Humans are innately drawn to processed food because it is calorically dense, but are we really going to throw up our hands and blame all our health problems on biology?
The vegetable is not celebrated in America unless it’s made into a French fry dipped in sugary ketchup or some sliced tomatoes and lettuce on top of a hamburger. This is a serious problem because it means that 87 percent of Americans are not eating enough vegetables or an adequate variety of vegetables.
Some people blame availability for this national lack of interest in vegetables, citing not enough leafy greens being grown within the United States to feed everybody, or the very real ‘food deserts’ in certain urban areas where fresh produce is scarce.
But, as James McWilliams points out in the Pacific Standard, “I wrack my brain to recall the last time I’ve been in a market that did not have a vibrant display of carrots, broccoli, beans, and peppers.” I’d have to agree with him, and I shop at the most basic, no-frills supermarkets in rural Ontario where the growing season is depressingly short.

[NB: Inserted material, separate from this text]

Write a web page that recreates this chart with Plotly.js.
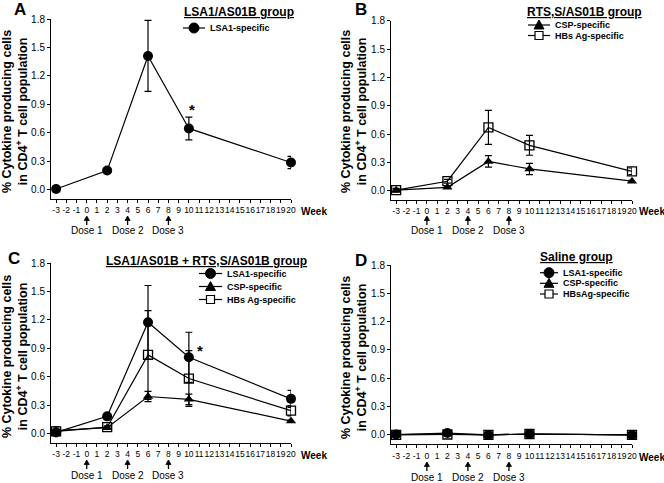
<!DOCTYPE html>
<html><head><meta charset="utf-8">
<script src="https://cdn.plot.ly/plotly-3.0.1.min.js"></script>
<style>html,body{margin:0;padding:0;background:#fff}#chart{width:664px;height:483px}</style>
</head><body><div id="chart"></div>
<script>
// ---- data ----
const weeks = [-3, 2, 6, 10, 20];
const weekTicks = [-3,-2,-1,0,1,2,3,4,5,6,7,8,9,10,11,12,13,14,15,16,17,18,19,20];
const yTicks = [0, 0.3, 0.6, 0.9, 1.2, 1.5, 1.8];
const doseWeeks = [0, 4, 8];
const doseLabels = ['Dose 1', 'Dose 2', 'Dose 3'];

const a_lsa1 = [0.005, 0.20, 1.41, 0.645, 0.285];
const a_lsa1_err = [0.01, 0.025, 0.375, 0.12, 0.065];

const b_csp = [0.005, 0.035, 0.31, 0.23, 0.10];
const b_csp_err = [0.01, 0.01, 0.06, 0.06, 0.01];
const b_hbs = [0.005, 0.10, 0.67, 0.48, 0.205];
const b_hbs_err = [0.02, 0.02, 0.18, 0.105, 0.035];

const c_lsa1 = [0.01, 0.18, 1.175, 0.805, 0.365];
const c_lsa1_err = [0.01, 0.01, 0.39, 0.265, 0.09];
const c_csp = [0.03, 0.06, 0.39, 0.36, 0.13];
const c_csp_err = [0.04, 0.01, 0.055, 0.055, 0.01];
const c_hbs = [0.02, 0.065, 0.83, 0.58, 0.24];
const c_hbs_err = [0.015, 0.015, 0.47, 0.295, 0.055];

const d_lsa1 = [0.005, 0.02, 0.0, 0.01, 0.0];
const d_csp = [0.005, 0.01, 0.0, 0.01, 0.0];
const d_hbs = [0.0, 0.005, 0.0, 0.01, 0.0];
const d_err = [0.005, 0.005, 0.005, 0.005, 0.005];

// ---- helpers ----
const W = 664, H = 483;
const X = p => p / W;
const Y = p => 1 - p / H;
const FONT = 'Liberation Sans, Arial, sans-serif';

const styles = {
  circle: {symbol: 'circle', size: 10, color: 'black'},
  tri: {symbol: 'triangle-up', size: 9, color: 'black'},
  sq: {symbol: 'square-open', size: 9, color: 'black', line: {color: 'black', width: 1.3}}
};

function tr(xa, ya, yv, err, st, name) {
  return {
    x: weeks, y: yv, xaxis: xa, yaxis: ya, name: name, type: 'scatter', mode: 'lines+markers',
    line: {color: 'black', width: 1.2}, marker: styles[st], cliponaxis: false, showlegend: false,
    error_y: {type: 'data', array: err, visible: true, color: 'black', thickness: 1.2, width: 3.5}
  };
}

const data = [
  tr('x', 'y', a_lsa1, a_lsa1_err, 'circle', 'LSA1-specific'),
  tr('x2', 'y2', b_csp, b_csp_err, 'tri', 'CSP-specific'),
  tr('x2', 'y2', b_hbs, b_hbs_err, 'sq', 'HBs Ag-specific'),
  tr('x3', 'y3', c_csp, c_csp_err, 'tri', 'CSP-specific'),
  tr('x3', 'y3', c_hbs, c_hbs_err, 'sq', 'HBs Ag-specific'),
  tr('x3', 'y3', c_lsa1, c_lsa1_err, 'circle', 'LSA1-specific'),
  tr('x4', 'y4', d_hbs, d_err, 'sq', 'HBsAg-specific'),
  tr('x4', 'y4', d_csp, d_err, 'tri', 'CSP-specific'),
  tr('x4', 'y4', d_lsa1, d_err, 'circle', 'LSA1-specific')
];

const panels = [
  {xa: 'x', ya: 'y', xd: [51, 291], yd: [19, 199], letter: 'A', lp: [20, 9],
   title: 'LSA1/AS01B group', tp: [239, 12], yt: [15, 112], week: [299, 211], arrowY: [216, 225], doseY: 230,
   legend: {x0: 183, x1: 205, tx: 208, items: [['circle', 28, 'LSA1-specific']]}},
  {xa: 'x2', ya: 'y2', xd: [391, 632], yd: [20.7, 200.1], letter: 'B', lp: [361, 9],
   title: 'RTS,S/AS01B group', tp: [584, 12], yt: [354, 112], week: [637, 211], arrowY: [216, 225], doseY: 230,
   legend: {x0: 528, x1: 550, tx: 553, items: [['tri', 25, 'CSP-specific'], ['sq', 35.5, 'HBs Ag-specific']]}},
  {xa: 'x3', ya: 'y3', xd: [51, 291], yd: [263.3, 442.8], letter: 'C', lp: [14, 258],
   title: 'LSA1/AS01B + RTS,S/AS01B group', tp: [206, 261], yt: [15, 357], week: [299, 455], arrowY: [460, 469], doseY: 475,
   legend: {x0: 199, x1: 222, tx: 225, items: [['circle', 273.5, 'LSA1-specific'], ['tri', 286.5, 'CSP-specific'], ['sq', 299.5, 'HBs Ag-specific']]}},
  {xa: 'x4', ya: 'y4', xd: [391, 632], yd: [265, 444.4], letter: 'D', lp: [361, 260],
   title: 'Saline group', tp: [576, 257], yt: [354, 358], week: [637, 457], arrowY: [462, 471], doseY: 477,
   legend: {x0: 540, x1: 558, tx: 561, items: [['circle', 272.7, 'LSA1-specific'], ['tri', 283.3, 'CSP-specific'], ['sq', 294, 'HBsAg-specific']]}}
];

const layout = {
  width: W, height: H, margin: {l: 0, r: 0, t: 0, b: 0},
  paper_bgcolor: 'white', plot_bgcolor: 'white', showlegend: false,
  font: {family: FONT, color: 'black'},
  annotations: [], shapes: []
};

panels.forEach(p => {
  const xk = 'xaxis' + (p.xa === 'x' ? '' : p.xa.slice(1));
  const yk = 'yaxis' + (p.ya === 'y' ? '' : p.ya.slice(1));
  layout[xk] = {
    domain: [X(p.xd[0]), X(p.xd[1])], anchor: p.ya, range: [-3.5, 20],
    tickmode: 'array', tickvals: weekTicks, ticktext: weekTicks.map(String), tickangle: 0,
    showgrid: false, zeroline: false, showline: true, linecolor: 'black', linewidth: 1,
    ticks: 'outside', ticklen: 3, tickwidth: 1, tickcolor: 'black',
    tickfont: {size: 8.5, family: FONT, color: 'black'}, automargin: false, fixedrange: true
  };
  layout[yk] = {
    domain: [Y(p.yd[1]), Y(p.yd[0])], anchor: p.xa, range: [-0.1, 1.8],
    tickmode: 'array', tickvals: yTicks, ticktext: yTicks.map(v => v.toFixed(1)),
    showgrid: false, zeroline: false, showline: true, linecolor: 'black', linewidth: 1,
    ticks: 'outside', ticklen: 3, tickwidth: 1, tickcolor: 'black',
    tickfont: {size: 10, family: FONT, color: 'black'}, automargin: false, fixedrange: true
  };
  const A = layout.annotations, S = layout.shapes;
  A.push({xref: 'paper', yref: 'paper', x: X(p.lp[0]), y: Y(p.lp[1]), text: '<b>' + p.letter + '</b>',
    showarrow: false, xanchor: 'center', yanchor: 'middle', font: {size: 17, family: FONT}});
  A.push({xref: 'paper', yref: 'paper', x: X(p.tp[0]), y: Y(p.tp[1]), text: '<b><u>' + p.title + '</u></b>',
    showarrow: false, xanchor: 'center', yanchor: 'middle', font: {size: 12, family: FONT}});
  A.push({xref: 'paper', yref: 'paper', x: X(p.yt[0]), y: Y(p.yt[1]), textangle: -90,
    text: '<b>% Cytokine producing cells<br>in CD4<sup>+</sup> T cell population</b>',
    showarrow: false, xanchor: 'center', yanchor: 'middle', font: {size: 12.5, family: FONT}});
  A.push({xref: 'paper', yref: 'paper', x: X(p.week[0]), y: Y(p.week[1]), text: '<b>Week</b>',
    showarrow: false, xanchor: 'left', yanchor: 'middle', font: {size: 10, family: FONT}});
  doseWeeks.forEach((w, i) => {
    S.push({type: 'line', xref: p.xa, yref: 'paper', x0: w, x1: w, y0: Y(p.arrowY[1]), y1: Y(p.arrowY[0] + 1),
      line: {color: 'black', width: 1.3}});
    const hw = 0.25, hy = p.arrowY[0] + 4.5;
    S.push({type: 'path', xref: p.xa, yref: 'paper',
      path: 'M' + (w - hw) + ',' + Y(hy) + ' L' + w + ',' + Y(p.arrowY[0]) + ' L' + (w + hw) + ',' + Y(hy) + ' Z',
      fillcolor: 'black', line: {color: 'black', width: 0.8}});
    A.push({xref: p.xa, yref: 'paper', x: w, y: Y(p.doseY), text: doseLabels[i],
      showarrow: false, xanchor: 'center', yanchor: 'middle', font: {size: 10, family: FONT}});
  });
  const L = p.legend, cx = (L.x0 + L.x1) / 2;
  L.items.forEach(it => {
    const [sym, yy, label] = it;
    S.push({type: 'line', xref: 'paper', yref: 'paper', x0: X(L.x0), x1: X(L.x1), y0: Y(yy), y1: Y(yy),
      line: {color: 'black', width: 1.2}});
    if (sym === 'circle') {
      S.push({type: 'circle', xref: 'paper', yref: 'paper', x0: X(cx - 5), x1: X(cx + 5), y0: Y(yy + 5), y1: Y(yy - 5),
        fillcolor: 'black', line: {color: 'black', width: 1}});
    } else if (sym === 'sq') {
      S.push({type: 'rect', xref: 'paper', yref: 'paper', x0: X(cx - 4), x1: X(cx + 4), y0: Y(yy + 4), y1: Y(yy - 4),
        fillcolor: 'white', line: {color: 'black', width: 1.2}});
    } else {
      const path = 'M' + X(cx - 5) + ',' + Y(yy + 4) + ' L' + X(cx + 5) + ',' + Y(yy + 4) + ' L' + X(cx) + ',' + Y(yy - 5) + ' Z';
      S.push({type: 'path', xref: 'paper', yref: 'paper', path: path, fillcolor: 'black', line: {color: 'black', width: 1}});
    }
    A.push({xref: 'paper', yref: 'paper', x: X(L.tx), y: Y(yy), text: '<b>' + label + '</b>',
      showarrow: false, xanchor: 'left', yanchor: 'middle', font: {size: 9, family: FONT}});
  });
});

layout.annotations.push({xref: 'x', yref: 'y', x: 10.3, y: 0.84, text: '<b>*</b>', showarrow: false,
  xanchor: 'center', yanchor: 'middle', font: {size: 15, family: FONT}});
layout.annotations.push({xref: 'x3', yref: 'y3', x: 11.1, y: 0.88, text: '<b>*</b>', showarrow: false,
  xanchor: 'center', yanchor: 'middle', font: {size: 15, family: FONT}});

Plotly.newPlot('chart', data, layout, {staticPlot: true, displayModeBar: false});
</script>
</body></html>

There always are vegetables, even if they’re not pretty.
McWilliams points out that the problem isn’t so much lack of access to vegetables as it is an innate human addiction to density that makes it difficult to choose healthier options.
“Humans have a primal craving for density in all forms… In this respect, processed food—calorically dense and ephemerally delicious creations larded with refined starch, sugar, fat, and salt—follows the same arc of innovation that gave us nuclear energy, the internal combustion engine, and the microchip. The thing with food, though, is that we eat it. Thus density-driven progress leads not only to greater comfort, but to verifiable health problems as well.”

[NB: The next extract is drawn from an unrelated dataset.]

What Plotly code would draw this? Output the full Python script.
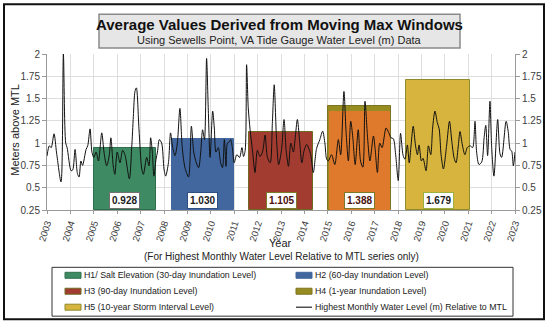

There is an innate paradox in the intersection of consumer culture and our human bodies. The two don’t match, which does not bode well for human health.
In a TreeHugger post several years ago, Lloyd pointed out that people instinctively go for the most calorie-laden options when they feel hungry (or, more tragically, if they have limited funds with which to purchase food for their families).

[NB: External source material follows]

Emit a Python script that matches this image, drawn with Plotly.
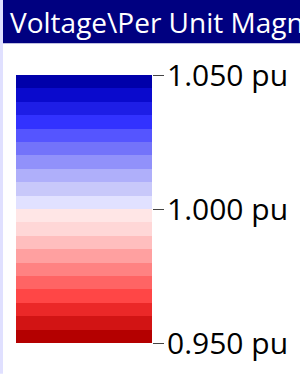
import plotly.graph_objects as go

# Band boundaries (pu) and band colours, bottom (0.950) to top (1.050)
band_starts = [0.950, 0.955, 0.960, 0.965, 0.970, 0.975, 0.980, 0.985, 0.990, 0.995,
               1.000, 1.005, 1.010, 1.015, 1.020, 1.025, 1.030, 1.035, 1.040, 1.045]
band_size = 0.005
band_colors = [
    "#b40000", "#d21414", "#eb2828", "#ff4646", "#ff6464",
    "#ff8282", "#ffa0a0", "#ffbebe", "#ffd7d7", "#ffe6e6",
    "#e1e1ff", "#c8c8fa", "#afaffa", "#9191fa", "#7373fa",
    "#5555ff", "#3232ff", "#1e1ee6", "#0a0acd", "#0000aa",
]
tick_values = [0.950, 1.000, 1.050]
tick_labels = ["0.950 pu", "1.000 pu", "1.050 pu"]
title_text = "Voltage\\Per Unit Magnitude"

W, H = 300, 375
L, R, T, B = 16, 148, 75, 29
pw, ph = W - L - R, H - T - B

def px_x(p):
    return (p - L) / pw

def px_y(p):
    return (H - B - p) / ph

fig = go.Figure()
fig.add_trace(go.Bar(
    x=[0] * len(band_starts),
    y=[band_size] * len(band_starts),
    base=band_starts,
    width=1,
    marker=dict(color=band_colors, line=dict(width=0)),
    hoverinfo="skip",
))

fig.update_layout(
    width=W, height=H,
    margin=dict(l=L, r=R, t=T, b=B, pad=0),
    paper_bgcolor="white", plot_bgcolor="white",
    barmode="overlay", bargap=0, showlegend=False,
    xaxis=dict(range=[-0.5, 0.5], visible=False, fixedrange=True),
    yaxis=dict(
        range=[0.950, 1.050], side="right",
        tickvals=tick_values, ticktext=tick_labels,
        ticks="outside", ticklen=11, tickwidth=1, tickcolor="#444444",
        showgrid=False, zeroline=False, showline=False,
        tickfont=dict(family="Open Sans", size=30, color="black"),
        ticklabelstandoff=-3,
        fixedrange=True,
    ),
    shapes=[
        dict(type="rect", xref="paper", yref="paper", layer="above",
             x0=px_x(3), x1=px_x(W + 5), y0=px_y(43), y1=px_y(-2),
             fillcolor="#000080", line=dict(width=0)),
        dict(type="rect", xref="paper", yref="paper", layer="above",
             x0=px_x(-2), x1=px_x(3), y0=px_y(H + 2), y1=px_y(-2),
             fillcolor="#e0e0ff", line=dict(width=0)),
    ],
    annotations=[
        dict(text=title_text, xref="paper", yref="paper",
             x=px_x(8), y=px_y(21), xanchor="left", yanchor="middle",
             showarrow=False,
             font=dict(family="Open Sans", size=28, color="white")),
    ],
)

fig.write_html(
    "out.html",
    config={"displayModeBar": False},
    post_script="document.body.style.margin='0';document.body.style.overflow='hidden';",
)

“This [25-pound] tub of lard costs about twenty-five bucks, contains 105,000 calories of food energy and 11,200 grams of saturated fat. That is enough food energy to feed a person for almost two months; a dollar buys you 4200 calories. A study quoted by Michael Pollan found that a dollar buys you 1200 calories in potato chips, but only 250 calories of carrots.”
While I understand that it’s difficult to override biology, I don’t agree with McWilliam that “eating a healthy diet today is about as difficult as learning to write with the opposite hand.” It’s also about habit and instilling an appreciation for fresh, nutritious, and clean-tasting vegetables in children from a young age. I love the occasional bowl of potato chips, but that doesn’t make me appreciate oven-roasted carrots any less. There’s a time and place for both.
It all boils down to educating a child’s palate, primarily at home, but also at school if need be (much as the French do with their national lunch program that introduces all foods, including stinky cheeses, to preschoolers). Humans can be taught to love vegetables as much as calorie-dense foods. I know because I am one of them.